Studio album by King Never
- Released: April 24, 2013 remixed and remastered 2016
- Recorded: Finley Sound
- Genre: Alternative rock, progressive rock
- Length: 18:19
- Label: King Never

King Never chronology
| Possibilities (2010) | 37 (2013) | All These Things (2017) |

= 37 (album) =

37 is the fifth studio album by King Never consisting of five alternative and progressive rock tracks. Released on April 24, 2013, the album was remixed and remastered in 2016

== Background ==
Originally recorded and released in the spring of 2013. In order to have physical product to serve their building live audience, the band felt the album was rushed and too reductionist. After the untimely death of bassist Karl Lane the album was remixed and remastered in 2016. The new mixes feature additional keyboard and guitar parts that weren't included on the original release, but were recorded during the original sessions.
Shortly after the release of 37, drummer Gontjes exited the band to pursue other projects.

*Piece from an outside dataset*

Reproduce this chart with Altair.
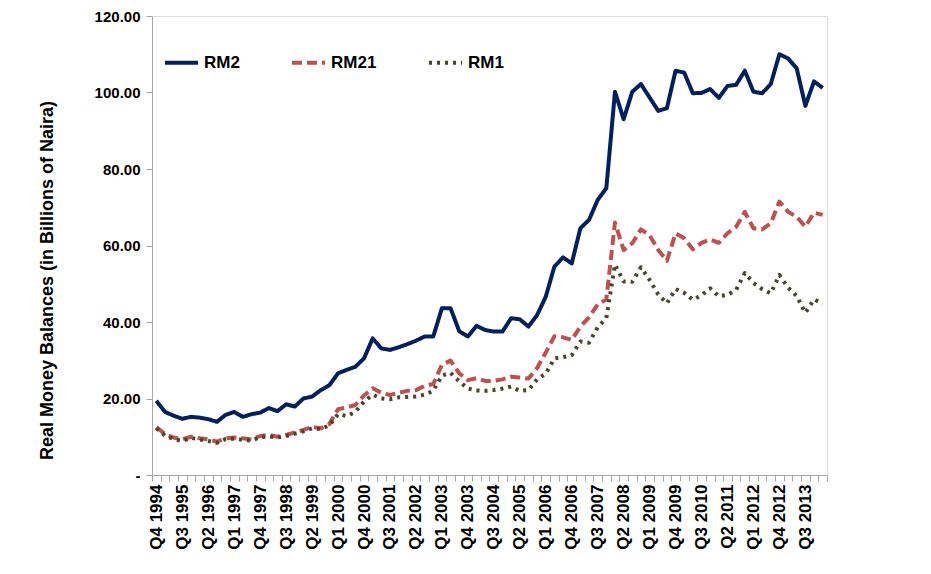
import json
import altair as alt
import pandas as pd

SERIES = ["RM2", "RM21", "RM1"]
COLORS = ["#002060", "#C0504D", "#4A4528"]
DASHES = [[1, 0], [10, 5], [3, 5]]

QUARTERS = []
for year in range(1994, 2015):
    for q in range(1, 5):
        QUARTERS.append(f"Q{q} {year}")
QUARTERS = QUARTERS[3:81]  # Q4 1994 .. Q1 2014

TICK_LABELS = ["Q4 1994", "Q3 1995", "Q2 1996", "Q1 1997", "Q4 1997", "Q3 1998",
               "Q2 1999", "Q1 2000", "Q4 2000", "Q3 2001", "Q2 2002", "Q1 2003",
               "Q4 2003", "Q3 2004", "Q2 2005", "Q1 2006", "Q4 2006", "Q3 2007",
               "Q2 2008", "Q1 2009", "Q4 2009", "Q3 2010", "Q2 2011", "Q1 2012",
               "Q4 2012", "Q3 2013"]

Y_TICKS = [0, 20, 40, 60, 80, 100, 120]

RM2 = [19.4, 16.5, 15.5, 14.7, 15.2, 15.0, 14.6, 13.9, 15.7, 16.5,
       15.2, 15.9, 16.3, 17.5, 16.7, 18.5, 17.9, 20.0, 20.5, 22.2,
       23.5, 26.6, 27.5, 28.3, 30.5, 35.7, 33.1, 32.7, 33.4, 34.2,
       35.1, 36.2, 36.2, 43.6, 43.6, 37.6, 36.2, 39.0, 37.9, 37.5,
       37.5, 41.0, 40.7, 38.8, 41.8, 46.6, 54.5, 56.9, 55.3, 64.5,
       66.7, 71.9, 75.0, 100.2, 93.0, 100.2, 102.2, 98.7, 95.2, 95.9,
       105.7, 105.2, 99.8, 99.9, 100.9, 98.6, 101.7, 102.0, 105.7, 100.2,
       99.8, 102.2, 110.0, 108.9, 106.3, 96.5, 102.9, 101.2]

RM21 = [12.5, 10.7, 9.8, 9.3, 10.0, 9.6, 9.3, 8.7, 9.6, 9.8,
        9.6, 9.3, 10.2, 10.5, 10.0, 10.5, 11.1, 11.8, 12.6, 12.2,
        13.3, 17.2, 17.7, 18.3, 20.8, 22.7, 21.5, 20.9, 21.5, 22.0,
        22.2, 23.3, 23.8, 28.8, 29.9, 26.6, 24.8, 25.3, 24.6, 24.6,
        25.0, 25.7, 25.5, 25.2, 28.0, 32.0, 36.3, 36.0, 35.3, 38.8,
        41.2, 44.6, 45.9, 66.0, 58.8, 60.6, 64.2, 62.7, 58.8, 56.0,
        63.2, 61.9, 59.0, 60.7, 61.6, 60.7, 63.2, 64.9, 68.8, 64.5,
        64.2, 65.8, 71.5, 68.8, 67.5, 64.9, 68.6, 68.0]

RM1 = [12.2, 10.3, 9.4, 8.9, 9.7, 9.3, 8.9, 8.4, 9.4, 9.5,
       9.2, 9.0, 9.9, 10.1, 9.8, 10.2, 10.8, 11.4, 12.2, 12.0,
       13.0, 15.9, 15.4, 16.5, 19.2, 21.0, 20.0, 19.8, 20.3, 20.4,
       20.5, 21.0, 22.0, 26.0, 26.7, 24.5, 22.6, 22.1, 22.0, 22.2,
       22.6, 23.1, 22.0, 22.2, 25.0, 26.5, 30.5, 30.8, 31.3, 34.9,
       34.6, 38.6, 41.0, 55.0, 50.6, 50.5, 54.3, 51.0, 47.2, 44.9,
       48.6, 47.6, 45.8, 47.0, 48.8, 46.7, 47.1, 48.4, 52.8, 50.2,
       48.6, 47.5, 52.3, 49.0, 46.8, 42.4, 45.9, 44.8]

rows = []
for name, vals in zip(SERIES, [RM2, RM21, RM1]):
    for i, (q, v) in enumerate(zip(QUARTERS, vals)):
        rows.append({"quarter": q, "idx": i, "series": name, "value": v})
df = pd.DataFrame(rows)

FONT = "Liberation Sans"

legend = alt.Legend(
    title=None, orient="none", legendX=11, legendY=28, direction="horizontal",
    symbolType="stroke", symbolSize=1089, symbolStrokeWidth=4,
    labelFontSize=17, labelFontWeight="bold", labelFont=FONT, labelColor="#000000",
    columnPadding=44, labelOffset=4,
)

x_label_expr = "indexof(" + json.dumps(TICK_LABELS) + ", datum.label) >= 0 ? datum.label : ''"
y_label_expr = "datum.value == 0 ? '-\u00a0\u00a0\u00a0\u00a0' : format(datum.value, '.2f')"

chart = alt.Chart(df).mark_line(strokeWidth=4, strokeJoin="round").encode(
    x=alt.X("quarter:O", sort=QUARTERS, bandPosition=0.5,
            scale=alt.Scale(type="band", paddingInner=0, paddingOuter=0),
            axis=alt.Axis(title=None, tickBand="extent", labelAngle=-90,
                          labelExpr=x_label_expr, labelOverlap=False,
                          labelFont=FONT, labelFontSize=17, labelFontWeight="bold",
                          labelColor="#000000", labelPadding=3,
                          domainColor="#A6A6A6", tickColor="#A6A6A6", tickSize=6)),
    y=alt.Y("value:Q", scale=alt.Scale(domain=[0, 120], nice=False, zero=True),
            axis=alt.Axis(title="Real Money Balances (in Billions of Naira)",
                          values=Y_TICKS, labelExpr=y_label_expr, grid=False,
                          labelFont=FONT, labelFontSize=15, labelFontWeight="bold",
                          labelColor="#000000", labelPadding=6,
                          titleFont=FONT, titleFontSize=18, titleFontWeight="bold",
                          titleColor="#000000", titleAngle=-90,
                          titleX=-105, titleY=264, titleAlign="center",
                          titleBaseline="middle",
                          domainColor="#A6A6A6", tickColor="#A6A6A6", tickSize=6)),
    color=alt.Color("series:N", sort=SERIES,
                    scale=alt.Scale(domain=SERIES, range=COLORS), legend=legend),
    strokeDash=alt.StrokeDash("series:N", sort=SERIES,
                              scale=alt.Scale(domain=SERIES, range=DASHES), legend=legend),
    order=alt.Order("idx:Q"),
).properties(
    width=675, height=459,
    autosize=alt.AutoSizeParams(type="none"),
    padding={"left": 144, "top": 8, "right": 96, "bottom": 83},
).configure_view(stroke=None).configure(background="#ffffff")

chart.save("out.html", embed_options={"renderer": "svg", "actions": False})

In July 2014, an official lyric music video for the track "Mr. No" was released on the band's official YouTube channel.

== Reception==
In a review of 37 for Prognaut.com, Joseph Shingler "Recommended for fans of 80s' alternative rock." and noted: "The music is influenced by bands like Police, The Fixx, Nirvana, Smashing Pumpkins, and 'Radiohead; and even some of the later period albums from the band Spirit can be detected in tracks like 'Push and Pull' and 'Mr. No'. For the most part the accessible compositions are sedate melancholy ballads; a bit on the short side, but with an infectious hook. Solid songwriting."

Jeff Elbel wrote of 37: "Fans of crafty electric guitar and bands like Porcupine Tree, Belew-era King Crimson and The Police will want to check out this King Never EP. It's a straight-shooting representation of what this tightly-knit trio can do on stage. Until I get the chance to see it happen in Chicago, I'll be spinning 37. I’ve been a fan of Matt McCabe's playing and songwriting an embarrassingly long amount of time, but for good reason. This set finds him making yet another forward push against the boundaries."

== Track listing ==

1. "Push & Pull" – 3:05
2. "Mr. No" – 4:12
3. "Stupid" – 4:36
4. "Change" – 3:07
5. "Upside Down Girl" – 3:23

== Production notes ==

Remixed and remastered December 12, 2016. Originally released April 24, 2013.